▶ **Your instructions**
Extract, in full, the lines below, beginning at the first and ending with the line that contains "import plotly.graph_objects as go". Pictures do not belong in the copy.

---------- Data section ----------

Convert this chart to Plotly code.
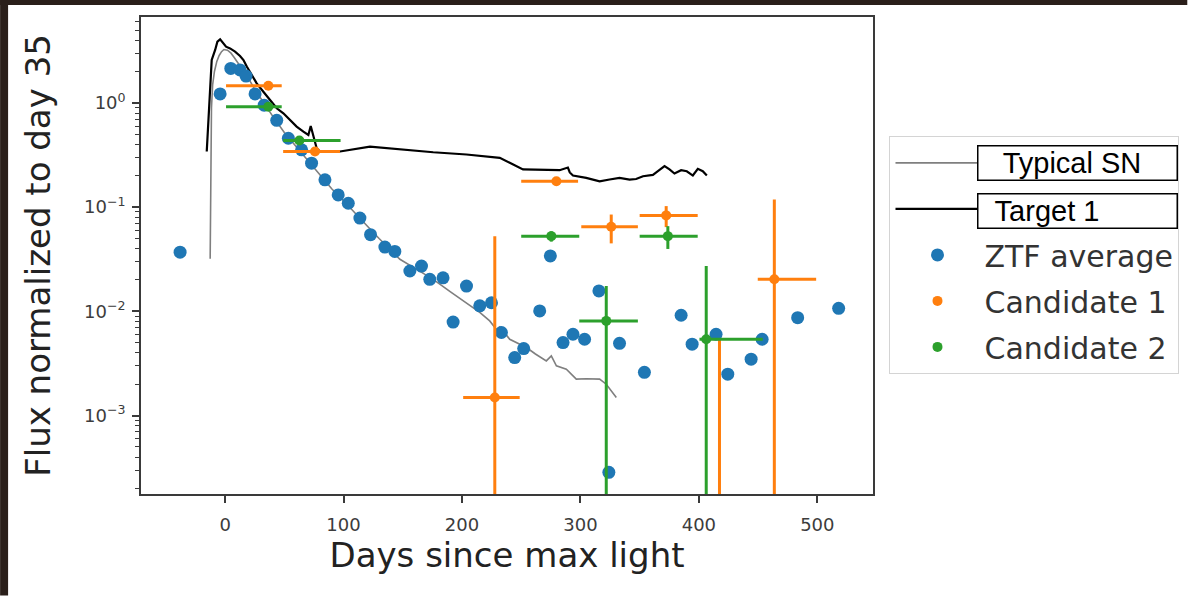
import plotly.graph_objects as go

# ---------------- data ----------------
typ_days = [-12.6, -12.2, -11.5, -10.5, -9, -7, -5, -3, -1, 2, 5, 8, 12, 16, 20, 25, 30, 40, 50,
            60, 70, 80, 90, 100, 110, 120, 130, 140, 147.6, 160, 175.7, 190, 203.8, 215, 223.4,
            229, 232, 240.3, 254.4, 262, 271.2, 275.4, 279.7, 288.1, 296.5, 305, 316.2, 321.8, 330.3]
typ_flux = [0.032, 0.3, 0.9, 1.5, 2.0, 2.5, 2.85, 3.1, 3.25, 3.2, 3.0, 2.7, 2.3, 2.0, 1.7, 1.35,
            1.1, 0.75, 0.52, 0.38, 0.28, 0.2, 0.15, 0.115, 0.088, 0.066, 0.05, 0.039, 0.0316,
            0.026, 0.0203, 0.0155, 0.0121, 0.0098, 0.0081, 0.0067, 0.0071, 0.0054, 0.0045, 0.0039,
            0.00335, 0.00374, 0.003, 0.00279, 0.00224, 0.00226, 0.00224, 0.002, 0.00149]

t1_days = [-15.5, -14.1, -12.7, -11.3, -8.4, -6.5, -4.2, -1.4, 0.8, 4.2, 8.4, 12.6, 15.5, 18.3,
           22.5, 26.7, 32.3, 38, 43.6, 49.2, 54.8, 60.4, 66.1, 70.3, 72.3, 74.5, 77.3, 80.1, 97,
           122.3, 147.6, 175.7, 203.8, 231.9, 240.3, 251.5, 282.4, 289.4, 291, 293.7, 304.9,
           316.2, 324.6, 333, 341.5, 347, 352.8, 361.2, 365.4, 371, 375.2, 379.4, 385, 389.8,
           394.9, 399.1, 403.3, 406.7]
t1_flux = [0.342, 0.74, 1.54, 2.58, 3.22, 3.87, 4.07, 3.72, 3.46, 3.33, 3.1, 2.82, 2.58, 2.23,
           1.85, 1.54, 1.28, 1.07, 0.888, 0.795, 0.687, 0.593, 0.531, 0.493, 0.6, 0.475, 0.367,
           0.342, 0.342, 0.381, 0.357, 0.336, 0.32, 0.297, 0.266, 0.23, 0.226, 0.24, 0.215, 0.201,
           0.191, 0.177, 0.184, 0.191, 0.184, 0.186, 0.198, 0.204, 0.221, 0.247, 0.23, 0.21,
           0.226, 0.221, 0.201, 0.233, 0.221, 0.201]

ztf_days = [-38, -4.2, 4.8, 12.6, 17.7, 25.3, 33, 43.6, 53.4, 64.6, 73, 84.3, 95.5, 104, 113.8,
            122.8, 134.9, 143.3, 156, 165.8, 172.8, 184, 192.5, 203.8, 215, 224.9, 233.3, 244.5,
            252.1, 265.6, 274.6, 285.3, 293.7, 303.5, 315.6, 324, 333, 354, 385, 394.3, 414.5,
            424.4, 444.1, 453.4, 483.4, 518]
ztf_flux = [0.037, 1.22, 2.14, 2.07, 1.81, 1.22, 0.95, 0.68, 0.458, 0.355, 0.264, 0.183, 0.131,
            0.109, 0.0785, 0.0544, 0.0414, 0.0376, 0.0244, 0.0272, 0.0203, 0.021, 0.0079, 0.0175,
            0.0113, 0.0121, 0.00627, 0.0036, 0.0044, 0.0101, 0.034, 0.00502, 0.00603, 0.0054,
            0.0157, 0.000286, 0.00494, 0.0026, 0.00918, 0.00484, 0.00603, 0.0025, 0.00348,
            0.0054, 0.0087, 0.0107]

c1_days = [36.5, 75.9, 227.7, 279.7, 326, 372.4, 417.4, 463.7]
c1_flux = [1.46, 0.342, 0.00149, 0.177, 0.0649, 0.0833, 0.0001, 0.0203]
c1_ferr = [0.12, 0.03, 0.0512, 0.01, 0.02, 0.019, 0.0054, 0.098]
c1_lo = [0.8, 49, 201, 250, 300.7, 350, 400, 449.7]
c1_hi = [47.8, 97, 248.7, 298, 348.5, 399, 454, 499]

c2_days = [36.5, 62.7, 275.4, 321.8, 373.8, 406.2]
c2_flux = [0.92, 0.435, 0.0527, 0.0081, 0.0527, 0.0054]
c2_ferr = [0.06, 0.04, 0.006, 0.0094, 0.013, 0.0218]
c2_lo = [0.8, 49, 250, 299, 350, 400.5]
c2_hi = [47.8, 97.5, 299, 348.5, 399, 453.9]

x_ticks = [0, 100, 200, 300, 400, 500]
y_ticks = [1e-3, 1e-2, 1e-1, 1]
y_ticktext = ["10<sup>\u22123</sup>", "10<sup>\u22122</sup>", "10<sup>\u22121</sup>", "10<sup>0</sup>"]
y_minor = [k * 10.0 ** e for e in range(-4, 1) for k in range(2, 10)]

labels = ["Typical SN", "Target 1", "ZTF average", "Candidate 1", "Candidate 2"]

# ---------------- layout geometry ----------------
W, H = 1188, 596
L, R, T, B = 141, 873.5, 17, 494.5
PW, PH = R - L, B - T


def px(xp):
    return (xp - L) / PW


def py(yp):
    return (B - yp) / PH


def yerr(flux, err, color):
    minus = [e if f - e > 0 else f * (1 - 1e-7) for f, e in zip(flux, err)]
    return dict(type="data", array=err, arrayminus=minus, thickness=3, width=0, color=color)


def xerr(days, lo, hi, color):
    return dict(type="data", array=[h - d for d, h in zip(days, hi)],
                arrayminus=[d - l for d, l in zip(days, lo)], thickness=3, width=0, color=color)


BLUE, ORANGE, GREEN = "#1f77b4", "#ff7f0e", "#2ca02c"

fig = go.Figure()
fig.add_trace(go.Scatter(x=typ_days, y=typ_flux, mode="lines", name=labels[0],
                         line=dict(color="#7f7f7f", width=1.6), legendgroup="a"))
fig.add_trace(go.Scatter(x=t1_days, y=t1_flux, mode="lines", name=labels[1],
                         line=dict(color="black", width=2.2), legendgroup="b"))
fig.add_trace(go.Scatter(x=ztf_days, y=ztf_flux, mode="markers", name=labels[2],
                         marker=dict(color=BLUE, size=13), legendgroup="c"))
fig.add_trace(go.Scatter(x=c1_days, y=c1_flux, mode="markers", name=labels[3],
                         marker=dict(color=ORANGE, size=10), legendgroup="d",
                         error_y=yerr(c1_flux, c1_ferr, ORANGE),
                         error_x=xerr(c1_days, c1_lo, c1_hi, ORANGE)))
fig.add_trace(go.Scatter(x=c2_days, y=c2_flux, mode="markers", name=labels[4],
                         marker=dict(color=GREEN, size=10), legendgroup="e",
                         error_y=yerr(c2_flux, c2_ferr, GREEN),
                         error_x=xerr(c2_days, c2_lo, c2_hi, GREEN)))

AX = "#3a3a3a"
TICKFONT = dict(family="DejaVu Sans", size=18, color="#3c3c3c")
TITLEFONT = dict(family="DejaVu Sans", size=34, color="#222222")

fig.update_layout(
    width=W, height=H,
    margin=dict(l=L, r=W - R, t=T, b=H - B, autoexpand=False),
    paper_bgcolor="white", plot_bgcolor="white",
    showlegend=True,
    legend=dict(x=px(890), y=py(136), xanchor="left", yanchor="top",
                bgcolor="white", bordercolor="#d4d4d4", borderwidth=1,
                font=dict(family="DejaVu Sans", size=30, color="#333333"),
                itemwidth=84, tracegroupgap=4, traceorder="grouped"),
    xaxis=dict(range=[-71, 547], tickmode="array", tickvals=x_ticks,
               ticks="outside", ticklen=7, tickwidth=1.5, tickcolor=AX,
               ticklabelstandoff=7,
               showline=True, linecolor=AX, linewidth=1.6, mirror=True,
               showgrid=False, zeroline=False, tickfont=TICKFONT,
               title=dict(text="Days since max light", font=TITLEFONT, standoff=9)),
    yaxis=dict(type="log", range=[-3.752, 0.824], tickmode="array", tickvals=y_ticks,
               ticktext=y_ticktext, ticks="outside", ticklen=7, tickwidth=1.5, tickcolor=AX,
               ticklabelstandoff=3,
               minor=dict(tickmode="array", tickvals=y_minor, ticks="outside", ticklen=4,
                          tickwidth=1, tickcolor=AX, showgrid=False),
               showline=True, linecolor=AX, linewidth=1.6, mirror=True,
               showgrid=False, zeroline=False, tickfont=TICKFONT,
               title=dict(text="Flux normalized to day 35", font=TITLEFONT, standoff=23)),
)

# boxed labels laid over the first two legend entries
BOXFONT = dict(family="Liberation Sans, Arial", size=29, color="black")
for txt, yc in [("\u00a0\u00a0\u00a0Typical SN", (145 + 182) / 2), ("\u00a0\u00a0Target 1", (193 + 229) / 2)]:
    fig.add_annotation(x=px(978), y=py(yc), xref="paper", yref="paper",
                       xanchor="left", yanchor="middle", showarrow=False, text=txt,
                       font=BOXFONT, bgcolor="white", bordercolor="black", borderwidth=1.5,
                       borderpad=0, width=198, height=33, align="left")

# dark slide background visible at the left and top edges
DARK = "#2a1f1a"
fig.add_shape(type="rect", xref="paper", yref="paper", x0=px(0), x1=px(8), y0=py(H), y1=py(0),
              fillcolor=DARK, line=dict(width=0), layer="above")
fig.add_shape(type="rect", xref="paper", yref="paper", x0=px(0), x1=px(W), y0=py(5), y1=py(0),
              fillcolor=DARK, line=dict(width=0), layer="above")

fig.write_html("out.html", config={"displayModeBar": False},
               post_script="document.body.style.margin='0';")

----------

▶ **Completed task**
Convert this chart to Plotly code.
import plotly.graph_objects as go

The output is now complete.